As earlier I said growth of Naxalites in India have some effect on America also. After 911 we have witnessed several left ideologues overtly supporting Islamists but in India new nexus is building and leftists and Islamists have common enemy in India in the name of Hindu and America. If this nexus will get strength in India and south Asia finally it would damage America and West as well.

Four years back In India there were several people in Media with liberal-left inclination who were saying that Al Qaeda has launched a war against America and India has not to worry because Osama Bin Laden has said nothing against India. It was mischievous misrepresentation of facts. These are the people who want to see the victory of communist ideology at any cost and even they don’t hesitate to make an alliance with Islamists for this cause. Victory of Maoists in Nepal has emboldened leftists in India and they are dreaming of the resurgence of communism.

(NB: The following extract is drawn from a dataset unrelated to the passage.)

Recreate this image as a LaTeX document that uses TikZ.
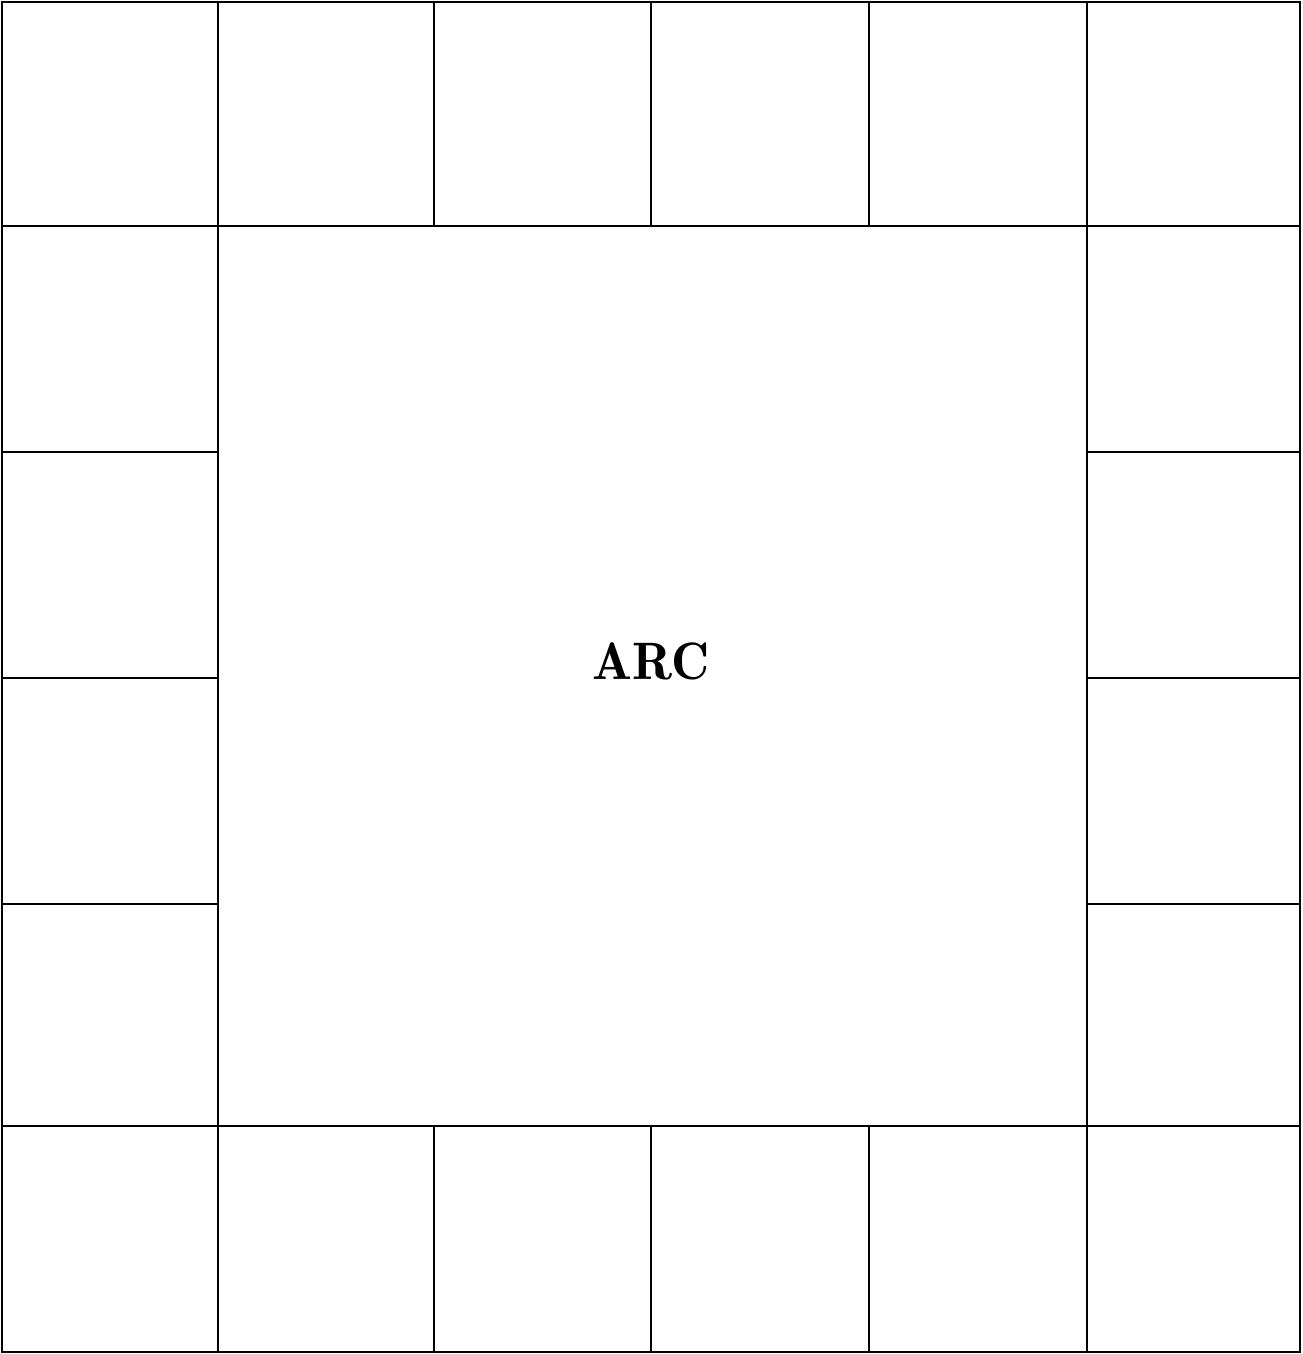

To counter this growing trend we have to take some initiatives. A parallel nationalist socialist movement should be promoted in India to fill the vacuum of dissatisfied people which ultimately culminates in strong anti imperialistic movement. Once nationalist socialist movement will take place Naxalites have no chance to woo dissatisfied people to their side. This is also true with Chinese hegemony in Asia. Coalition government in India of Congress and Left have some common agenda and congress is eyeing for next 10 years to stay in power. President of Congress Party Mrs Sonia Gandhi grooming her son Rahul Gandhi to hold the post of premiership for next 10 years. To make this happen Congress has to rely heavily on Left parties and this is why congress has adopted the policy of submission to leftists and Islamist. In this situation Indian government in near future is going to embolden the Islamist and leftist forces.

Taking into account the global scenario Indian and American interest has become very much common at least at strategic level. Pakistan, Bangladesh, Nepal and China could come close with a block in near future and it would have security implications for India. Nexus of Red green alliance as Dr Richard Benkin has predicted could become reality in South Asia. To prevent this India and America should come together and America should consider Hindu nationalists as their ally.